STATED EXERCISE:
Copy the lines of the data below exactly, starting at the first and stopping after the line that contains "const calloutGreenLines = ['朝1回、夜2回分', 'のんだ場合'];"; include no pictures.
-=-=-=-=-
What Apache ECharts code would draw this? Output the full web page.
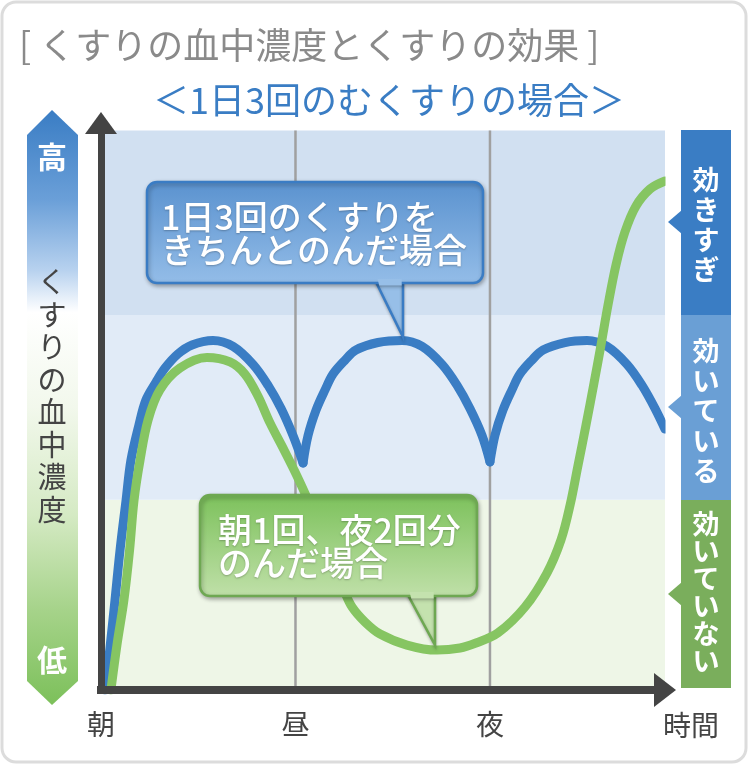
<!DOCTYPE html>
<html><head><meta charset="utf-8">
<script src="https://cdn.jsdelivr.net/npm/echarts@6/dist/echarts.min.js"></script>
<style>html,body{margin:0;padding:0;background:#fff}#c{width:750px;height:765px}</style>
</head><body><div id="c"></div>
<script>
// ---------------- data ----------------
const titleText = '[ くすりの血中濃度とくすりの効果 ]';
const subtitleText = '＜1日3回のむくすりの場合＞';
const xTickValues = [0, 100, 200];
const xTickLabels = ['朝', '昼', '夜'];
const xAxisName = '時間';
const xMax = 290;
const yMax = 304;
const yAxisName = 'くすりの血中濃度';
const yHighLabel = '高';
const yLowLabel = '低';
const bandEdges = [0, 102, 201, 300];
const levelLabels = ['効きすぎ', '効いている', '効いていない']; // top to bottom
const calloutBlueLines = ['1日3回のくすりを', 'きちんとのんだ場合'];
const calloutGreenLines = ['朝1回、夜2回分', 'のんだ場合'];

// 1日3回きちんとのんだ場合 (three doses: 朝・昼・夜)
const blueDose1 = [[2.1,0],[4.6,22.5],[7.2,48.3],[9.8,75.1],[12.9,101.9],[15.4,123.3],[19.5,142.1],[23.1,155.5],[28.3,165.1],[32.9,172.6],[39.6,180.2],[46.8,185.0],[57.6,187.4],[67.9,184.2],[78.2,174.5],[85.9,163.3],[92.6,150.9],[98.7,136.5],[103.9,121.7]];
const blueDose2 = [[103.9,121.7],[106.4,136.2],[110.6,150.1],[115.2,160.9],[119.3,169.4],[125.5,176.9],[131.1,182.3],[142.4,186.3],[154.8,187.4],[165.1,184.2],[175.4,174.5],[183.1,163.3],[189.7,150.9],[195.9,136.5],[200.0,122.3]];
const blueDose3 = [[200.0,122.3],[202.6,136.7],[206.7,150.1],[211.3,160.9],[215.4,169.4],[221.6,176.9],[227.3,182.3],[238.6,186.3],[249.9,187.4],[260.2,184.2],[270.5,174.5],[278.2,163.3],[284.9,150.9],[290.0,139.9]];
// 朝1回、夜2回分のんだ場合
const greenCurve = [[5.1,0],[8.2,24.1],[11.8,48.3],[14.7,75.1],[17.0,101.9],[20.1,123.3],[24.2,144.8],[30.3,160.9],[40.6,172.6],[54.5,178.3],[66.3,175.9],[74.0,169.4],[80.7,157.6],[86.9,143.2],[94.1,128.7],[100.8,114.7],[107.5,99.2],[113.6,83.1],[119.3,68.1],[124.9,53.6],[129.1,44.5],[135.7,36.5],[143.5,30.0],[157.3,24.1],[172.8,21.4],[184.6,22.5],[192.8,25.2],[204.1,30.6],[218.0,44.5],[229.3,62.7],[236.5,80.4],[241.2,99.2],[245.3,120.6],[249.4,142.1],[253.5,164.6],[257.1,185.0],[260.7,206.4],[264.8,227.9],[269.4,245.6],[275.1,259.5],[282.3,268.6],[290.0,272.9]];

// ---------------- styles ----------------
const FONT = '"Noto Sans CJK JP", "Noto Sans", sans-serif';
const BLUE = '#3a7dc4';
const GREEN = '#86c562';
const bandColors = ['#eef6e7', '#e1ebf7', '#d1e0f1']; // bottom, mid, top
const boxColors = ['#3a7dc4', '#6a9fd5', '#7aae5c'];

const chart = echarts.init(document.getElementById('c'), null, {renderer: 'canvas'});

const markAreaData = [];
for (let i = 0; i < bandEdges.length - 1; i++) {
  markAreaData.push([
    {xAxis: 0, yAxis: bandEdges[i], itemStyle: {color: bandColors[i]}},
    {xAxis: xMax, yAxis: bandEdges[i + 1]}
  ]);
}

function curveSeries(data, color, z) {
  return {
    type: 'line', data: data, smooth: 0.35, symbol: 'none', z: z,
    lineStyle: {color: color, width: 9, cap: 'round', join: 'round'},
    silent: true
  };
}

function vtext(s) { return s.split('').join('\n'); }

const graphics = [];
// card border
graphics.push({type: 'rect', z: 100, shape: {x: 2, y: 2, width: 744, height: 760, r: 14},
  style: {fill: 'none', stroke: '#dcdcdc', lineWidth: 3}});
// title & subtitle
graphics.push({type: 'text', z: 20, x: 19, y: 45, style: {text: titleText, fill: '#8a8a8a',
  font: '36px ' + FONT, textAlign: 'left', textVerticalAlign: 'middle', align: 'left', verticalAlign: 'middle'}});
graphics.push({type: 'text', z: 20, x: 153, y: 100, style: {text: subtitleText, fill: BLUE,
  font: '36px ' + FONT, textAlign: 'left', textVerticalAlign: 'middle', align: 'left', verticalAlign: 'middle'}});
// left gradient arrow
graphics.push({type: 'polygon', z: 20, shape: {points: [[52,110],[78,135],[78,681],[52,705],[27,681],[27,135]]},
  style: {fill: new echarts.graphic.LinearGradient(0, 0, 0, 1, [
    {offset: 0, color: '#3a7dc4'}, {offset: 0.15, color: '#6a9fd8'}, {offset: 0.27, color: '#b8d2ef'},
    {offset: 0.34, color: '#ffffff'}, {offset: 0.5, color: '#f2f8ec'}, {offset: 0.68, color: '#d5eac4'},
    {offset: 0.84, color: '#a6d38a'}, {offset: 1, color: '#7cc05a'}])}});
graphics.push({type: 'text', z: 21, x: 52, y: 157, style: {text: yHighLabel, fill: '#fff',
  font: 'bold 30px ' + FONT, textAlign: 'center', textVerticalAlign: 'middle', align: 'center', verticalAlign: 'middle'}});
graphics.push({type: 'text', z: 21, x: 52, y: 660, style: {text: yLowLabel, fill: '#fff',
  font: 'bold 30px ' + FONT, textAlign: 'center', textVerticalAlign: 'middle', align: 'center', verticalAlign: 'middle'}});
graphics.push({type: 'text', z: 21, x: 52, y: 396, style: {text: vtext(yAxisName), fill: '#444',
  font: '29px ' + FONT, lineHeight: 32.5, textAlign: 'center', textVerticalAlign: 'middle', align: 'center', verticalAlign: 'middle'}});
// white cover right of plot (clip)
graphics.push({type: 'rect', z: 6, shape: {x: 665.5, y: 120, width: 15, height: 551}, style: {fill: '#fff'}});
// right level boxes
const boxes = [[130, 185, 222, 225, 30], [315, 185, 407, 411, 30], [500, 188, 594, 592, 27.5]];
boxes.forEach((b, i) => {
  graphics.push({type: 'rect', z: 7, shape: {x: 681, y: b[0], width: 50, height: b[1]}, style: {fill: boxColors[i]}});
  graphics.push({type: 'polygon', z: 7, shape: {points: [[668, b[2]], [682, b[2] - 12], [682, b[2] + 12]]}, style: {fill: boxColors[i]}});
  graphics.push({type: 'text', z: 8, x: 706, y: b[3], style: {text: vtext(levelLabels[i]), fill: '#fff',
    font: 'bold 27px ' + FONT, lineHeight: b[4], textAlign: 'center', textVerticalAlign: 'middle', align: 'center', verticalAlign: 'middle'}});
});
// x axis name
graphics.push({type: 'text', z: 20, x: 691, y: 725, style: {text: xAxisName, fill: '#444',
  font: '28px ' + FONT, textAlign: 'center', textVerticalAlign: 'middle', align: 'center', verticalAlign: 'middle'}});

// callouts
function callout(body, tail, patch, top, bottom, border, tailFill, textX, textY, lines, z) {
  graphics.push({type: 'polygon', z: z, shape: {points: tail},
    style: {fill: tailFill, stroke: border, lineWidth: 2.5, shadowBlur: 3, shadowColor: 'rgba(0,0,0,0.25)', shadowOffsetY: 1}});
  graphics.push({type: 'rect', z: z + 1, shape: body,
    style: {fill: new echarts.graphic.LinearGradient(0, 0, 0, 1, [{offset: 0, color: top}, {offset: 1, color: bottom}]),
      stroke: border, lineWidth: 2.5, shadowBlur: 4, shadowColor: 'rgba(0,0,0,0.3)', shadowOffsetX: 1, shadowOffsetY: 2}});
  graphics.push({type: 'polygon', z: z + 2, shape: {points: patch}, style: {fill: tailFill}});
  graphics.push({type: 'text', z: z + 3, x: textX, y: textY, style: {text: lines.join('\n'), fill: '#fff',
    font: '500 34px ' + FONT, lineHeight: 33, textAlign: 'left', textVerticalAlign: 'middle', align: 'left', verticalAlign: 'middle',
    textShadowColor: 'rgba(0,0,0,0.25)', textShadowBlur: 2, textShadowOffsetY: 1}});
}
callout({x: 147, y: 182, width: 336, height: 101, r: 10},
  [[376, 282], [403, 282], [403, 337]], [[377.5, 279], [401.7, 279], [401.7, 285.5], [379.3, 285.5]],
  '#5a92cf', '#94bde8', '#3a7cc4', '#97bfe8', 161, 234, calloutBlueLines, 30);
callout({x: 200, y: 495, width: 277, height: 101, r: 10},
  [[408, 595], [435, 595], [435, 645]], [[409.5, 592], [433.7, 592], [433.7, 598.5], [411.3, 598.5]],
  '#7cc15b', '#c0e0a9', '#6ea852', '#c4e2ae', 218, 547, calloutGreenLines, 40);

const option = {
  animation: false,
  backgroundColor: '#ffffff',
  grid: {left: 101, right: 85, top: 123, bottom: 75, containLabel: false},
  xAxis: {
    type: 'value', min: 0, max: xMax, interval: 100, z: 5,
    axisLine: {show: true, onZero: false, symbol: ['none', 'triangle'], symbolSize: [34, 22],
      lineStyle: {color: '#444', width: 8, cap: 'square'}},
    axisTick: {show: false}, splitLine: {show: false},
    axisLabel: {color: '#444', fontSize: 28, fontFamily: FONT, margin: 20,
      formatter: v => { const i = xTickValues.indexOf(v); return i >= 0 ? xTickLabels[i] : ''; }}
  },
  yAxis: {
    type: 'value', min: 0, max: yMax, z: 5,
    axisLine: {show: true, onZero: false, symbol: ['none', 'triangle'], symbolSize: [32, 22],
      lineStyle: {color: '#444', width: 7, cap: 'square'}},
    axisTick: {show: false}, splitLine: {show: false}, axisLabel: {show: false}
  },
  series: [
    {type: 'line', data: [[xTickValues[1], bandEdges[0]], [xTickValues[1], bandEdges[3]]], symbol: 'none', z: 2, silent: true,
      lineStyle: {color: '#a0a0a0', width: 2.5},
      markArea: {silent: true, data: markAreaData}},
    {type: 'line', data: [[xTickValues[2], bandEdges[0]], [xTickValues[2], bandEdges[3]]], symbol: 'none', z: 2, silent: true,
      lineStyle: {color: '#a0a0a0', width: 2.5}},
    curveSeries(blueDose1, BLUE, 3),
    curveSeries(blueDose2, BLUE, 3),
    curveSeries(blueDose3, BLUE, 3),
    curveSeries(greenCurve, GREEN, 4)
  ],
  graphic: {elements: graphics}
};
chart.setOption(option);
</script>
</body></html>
-=-=-=-=-
ANSWER TO THE TASK:
What Apache ECharts code would draw this? Output the full web page.
<!DOCTYPE html>
<html><head><meta charset="utf-8">
<script src="https://cdn.jsdelivr.net/npm/echarts@6/dist/echarts.min.js"></script>
<style>html,body{margin:0;padding:0;background:#fff}#c{width:750px;height:765px}</style>
</head><body><div id="c"></div>
<script>
// ---------------- data ----------------
const titleText = '[ くすりの血中濃度とくすりの効果 ]';
const subtitleText = '＜1日3回のむくすりの場合＞';
const xTickValues = [0, 100, 200];
const xTickLabels = ['朝', '昼', '夜'];
const xAxisName = '時間';
const xMax = 290;
const yMax = 304;
const yAxisName = 'くすりの血中濃度';
const yHighLabel = '高';
const yLowLabel = '低';
const bandEdges = [0, 102, 201, 300];
const levelLabels = ['効きすぎ', '効いている', '効いていない']; // top to bottom
const calloutBlueLines = ['1日3回のくすりを', 'きちんとのんだ場合'];
const calloutGreenLines = ['朝1回、夜2回分', 'のんだ場合'];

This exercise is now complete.